AIM OF THE TASK:
With the pictures left out, copy the listing below exactly.

● ● ● ● ●

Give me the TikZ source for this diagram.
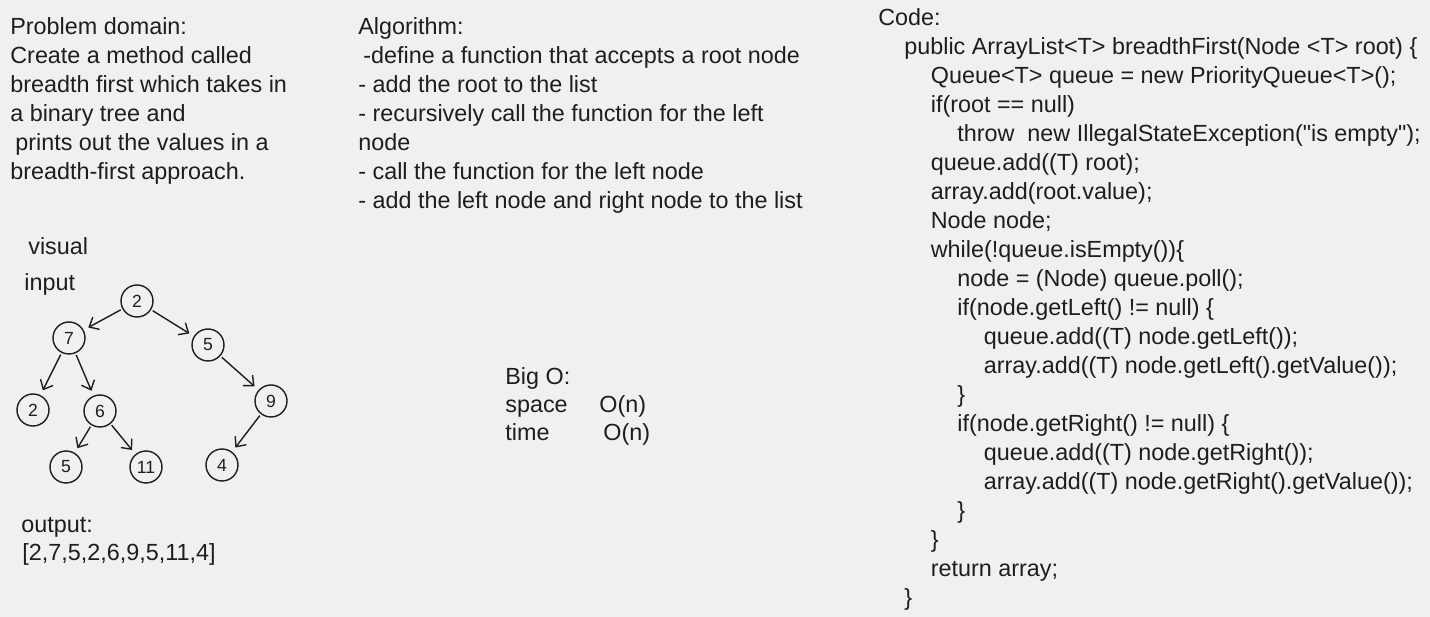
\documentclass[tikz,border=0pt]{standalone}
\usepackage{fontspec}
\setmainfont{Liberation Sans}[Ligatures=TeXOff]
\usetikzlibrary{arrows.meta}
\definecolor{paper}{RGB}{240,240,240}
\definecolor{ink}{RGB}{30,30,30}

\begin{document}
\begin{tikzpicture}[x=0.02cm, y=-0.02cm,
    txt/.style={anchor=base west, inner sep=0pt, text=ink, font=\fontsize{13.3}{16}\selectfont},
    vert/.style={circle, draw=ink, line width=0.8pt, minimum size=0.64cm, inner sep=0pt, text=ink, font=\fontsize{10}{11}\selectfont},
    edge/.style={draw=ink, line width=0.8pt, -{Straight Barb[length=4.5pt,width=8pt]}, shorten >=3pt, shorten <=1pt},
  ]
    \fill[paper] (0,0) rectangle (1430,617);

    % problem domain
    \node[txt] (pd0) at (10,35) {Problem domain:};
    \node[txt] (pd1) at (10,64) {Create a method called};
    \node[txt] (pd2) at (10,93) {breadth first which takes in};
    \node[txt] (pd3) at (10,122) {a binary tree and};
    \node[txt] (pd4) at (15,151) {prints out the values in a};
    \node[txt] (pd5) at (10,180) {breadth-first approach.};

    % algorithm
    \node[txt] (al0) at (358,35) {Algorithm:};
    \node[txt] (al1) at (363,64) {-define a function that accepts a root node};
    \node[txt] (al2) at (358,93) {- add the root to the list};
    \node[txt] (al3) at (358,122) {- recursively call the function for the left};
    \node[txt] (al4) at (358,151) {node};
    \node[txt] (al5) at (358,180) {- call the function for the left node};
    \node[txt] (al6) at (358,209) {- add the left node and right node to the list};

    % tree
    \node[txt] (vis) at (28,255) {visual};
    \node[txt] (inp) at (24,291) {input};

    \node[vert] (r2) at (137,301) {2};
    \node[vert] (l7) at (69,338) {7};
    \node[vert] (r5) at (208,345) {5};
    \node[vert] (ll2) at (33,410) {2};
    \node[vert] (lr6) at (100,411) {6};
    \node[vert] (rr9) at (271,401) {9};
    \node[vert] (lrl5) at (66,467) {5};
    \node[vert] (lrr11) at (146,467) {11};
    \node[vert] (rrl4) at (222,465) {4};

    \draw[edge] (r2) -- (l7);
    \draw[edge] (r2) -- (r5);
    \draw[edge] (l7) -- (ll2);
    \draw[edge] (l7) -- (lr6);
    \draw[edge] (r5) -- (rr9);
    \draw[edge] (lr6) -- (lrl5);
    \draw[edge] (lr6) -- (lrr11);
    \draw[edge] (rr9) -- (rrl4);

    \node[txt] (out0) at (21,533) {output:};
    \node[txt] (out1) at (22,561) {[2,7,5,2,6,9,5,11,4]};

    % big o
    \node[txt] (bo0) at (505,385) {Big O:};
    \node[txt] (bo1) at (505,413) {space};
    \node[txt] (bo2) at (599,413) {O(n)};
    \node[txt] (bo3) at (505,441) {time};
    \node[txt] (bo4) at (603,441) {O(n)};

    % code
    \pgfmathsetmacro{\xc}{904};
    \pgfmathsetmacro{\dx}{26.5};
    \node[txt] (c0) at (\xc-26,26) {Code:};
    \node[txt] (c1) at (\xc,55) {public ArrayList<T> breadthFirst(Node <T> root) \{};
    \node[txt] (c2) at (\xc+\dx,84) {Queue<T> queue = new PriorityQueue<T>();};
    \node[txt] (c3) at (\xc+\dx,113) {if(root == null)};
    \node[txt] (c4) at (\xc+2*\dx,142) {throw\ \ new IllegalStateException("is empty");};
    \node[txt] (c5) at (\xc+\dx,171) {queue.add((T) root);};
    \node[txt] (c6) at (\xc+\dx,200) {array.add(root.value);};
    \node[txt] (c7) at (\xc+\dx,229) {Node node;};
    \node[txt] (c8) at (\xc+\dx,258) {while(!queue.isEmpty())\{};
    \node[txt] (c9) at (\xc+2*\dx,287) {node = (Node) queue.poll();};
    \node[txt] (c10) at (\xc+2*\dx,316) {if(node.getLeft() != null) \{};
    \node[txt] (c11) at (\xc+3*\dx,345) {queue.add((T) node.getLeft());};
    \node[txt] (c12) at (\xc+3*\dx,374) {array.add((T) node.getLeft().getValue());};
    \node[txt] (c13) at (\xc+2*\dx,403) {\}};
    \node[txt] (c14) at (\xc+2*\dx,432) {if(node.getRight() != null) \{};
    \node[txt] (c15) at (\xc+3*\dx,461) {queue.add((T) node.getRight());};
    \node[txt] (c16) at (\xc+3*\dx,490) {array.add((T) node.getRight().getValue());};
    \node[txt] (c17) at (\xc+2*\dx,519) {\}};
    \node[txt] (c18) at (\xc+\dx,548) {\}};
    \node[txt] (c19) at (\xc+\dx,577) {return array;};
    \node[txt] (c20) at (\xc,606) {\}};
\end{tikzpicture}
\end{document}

● ● ● ● ●

EXERCISE OUTPUT:
Give me the TikZ source for this diagram.
\documentclass[tikz,border=0pt]{standalone}
\usepackage{fontspec}
\setmainfont{Liberation Sans}[Ligatures=TeXOff]
\usetikzlibrary{arrows.meta}
\definecolor{paper}{RGB}{240,240,240}
\definecolor{ink}{RGB}{30,30,30}

\begin{document}
\begin{tikzpicture}[x=0.02cm, y=-0.02cm,
    txt/.style={anchor=base west, inner sep=0pt, text=ink, font=\fontsize{13.3}{16}\selectfont},
    vert/.style={circle, draw=ink, line width=0.8pt, minimum size=0.64cm, inner sep=0pt, text=ink, font=\fontsize{10}{11}\selectfont},
    edge/.style={draw=ink, line width=0.8pt, -{Straight Barb[length=4.5pt,width=8pt]}, shorten >=3pt, shorten <=1pt},
  ]
    \fill[paper] (0,0) rectangle (1430,617);

    % problem domain
    \node[txt] (pd0) at (10,35) {Problem domain:};
    \node[txt] (pd1) at (10,64) {Create a method called};
    \node[txt] (pd2) at (10,93) {breadth first which takes in};
    \node[txt] (pd3) at (10,122) {a binary tree and};
    \node[txt] (pd4) at (15,151) {prints out the values in a};
    \node[txt] (pd5) at (10,180) {breadth-first approach.};

    % algorithm
    \node[txt] (al0) at (358,35) {Algorithm:};
    \node[txt] (al1) at (363,64) {-define a function that accepts a root node};
    \node[txt] (al2) at (358,93) {- add the root to the list};
    \node[txt] (al3) at (358,122) {- recursively call the function for the left};
    \node[txt] (al4) at (358,151) {node};
    \node[txt] (al5) at (358,180) {- call the function for the left node};
    \node[txt] (al6) at (358,209) {- add the left node and right node to the list};

    % tree
    \node[txt] (vis) at (28,255) {visual};
    \node[txt] (inp) at (24,291) {input};

    \node[vert] (r2) at (137,301) {2};
    \node[vert] (l7) at (69,338) {7};
    \node[vert] (r5) at (208,345) {5};
    \node[vert] (ll2) at (33,410) {2};
    \node[vert] (lr6) at (100,411) {6};
    \node[vert] (rr9) at (271,401) {9};
    \node[vert] (lrl5) at (66,467) {5};
    \node[vert] (lrr11) at (146,467) {11};
    \node[vert] (rrl4) at (222,465) {4};

    \draw[edge] (r2) -- (l7);
    \draw[edge] (r2) -- (r5);
    \draw[edge] (l7) -- (ll2);
    \draw[edge] (l7) -- (lr6);
    \draw[edge] (r5) -- (rr9);
    \draw[edge] (lr6) -- (lrl5);
    \draw[edge] (lr6) -- (lrr11);
    \draw[edge] (rr9) -- (rrl4);

    \node[txt] (out0) at (21,533) {output:};
    \node[txt] (out1) at (22,561) {[2,7,5,2,6,9,5,11,4]};

    % big o
    \node[txt] (bo0) at (505,385) {Big O:};
    \node[txt] (bo1) at (505,413) {space};
    \node[txt] (bo2) at (599,413) {O(n)};
    \node[txt] (bo3) at (505,441) {time};
    \node[txt] (bo4) at (603,441) {O(n)};

    % code
    \pgfmathsetmacro{\xc}{904};
    \pgfmathsetmacro{\dx}{26.5};
    \node[txt] (c0) at (\xc-26,26) {Code:};
    \node[txt] (c1) at (\xc,55) {public ArrayList<T> breadthFirst(Node <T> root) \{};
    \node[txt] (c2) at (\xc+\dx,84) {Queue<T> queue = new PriorityQueue<T>();};
    \node[txt] (c3) at (\xc+\dx,113) {if(root == null)};
    \node[txt] (c4) at (\xc+2*\dx,142) {throw\ \ new IllegalStateException("is empty");};
    \node[txt] (c5) at (\xc+\dx,171) {queue.add((T) root);};
    \node[txt] (c6) at (\xc+\dx,200) {array.add(root.value);};
    \node[txt] (c7) at (\xc+\dx,229) {Node node;};
    \node[txt] (c8) at (\xc+\dx,258) {while(!queue.isEmpty())\{};
    \node[txt] (c9) at (\xc+2*\dx,287) {node = (Node) queue.poll();};
    \node[txt] (c10) at (\xc+2*\dx,316) {if(node.getLeft() != null) \{};
    \node[txt] (c11) at (\xc+3*\dx,345) {queue.add((T) node.getLeft());};
    \node[txt] (c12) at (\xc+3*\dx,374) {array.add((T) node.getLeft().getValue());};
    \node[txt] (c13) at (\xc+2*\dx,403) {\}};
    \node[txt] (c14) at (\xc+2*\dx,432) {if(node.getRight() != null) \{};
    \node[txt] (c15) at (\xc+3*\dx,461) {queue.add((T) node.getRight());};
    \node[txt] (c16) at (\xc+3*\dx,490) {array.add((T) node.getRight().getValue());};
    \node[txt] (c17) at (\xc+2*\dx,519) {\}};
    \node[txt] (c18) at (\xc+\dx,548) {\}};
    \node[txt] (c19) at (\xc+\dx,577) {return array;};
    \node[txt] (c20) at (\xc,606) {\}};
\end{tikzpicture}
\end{document}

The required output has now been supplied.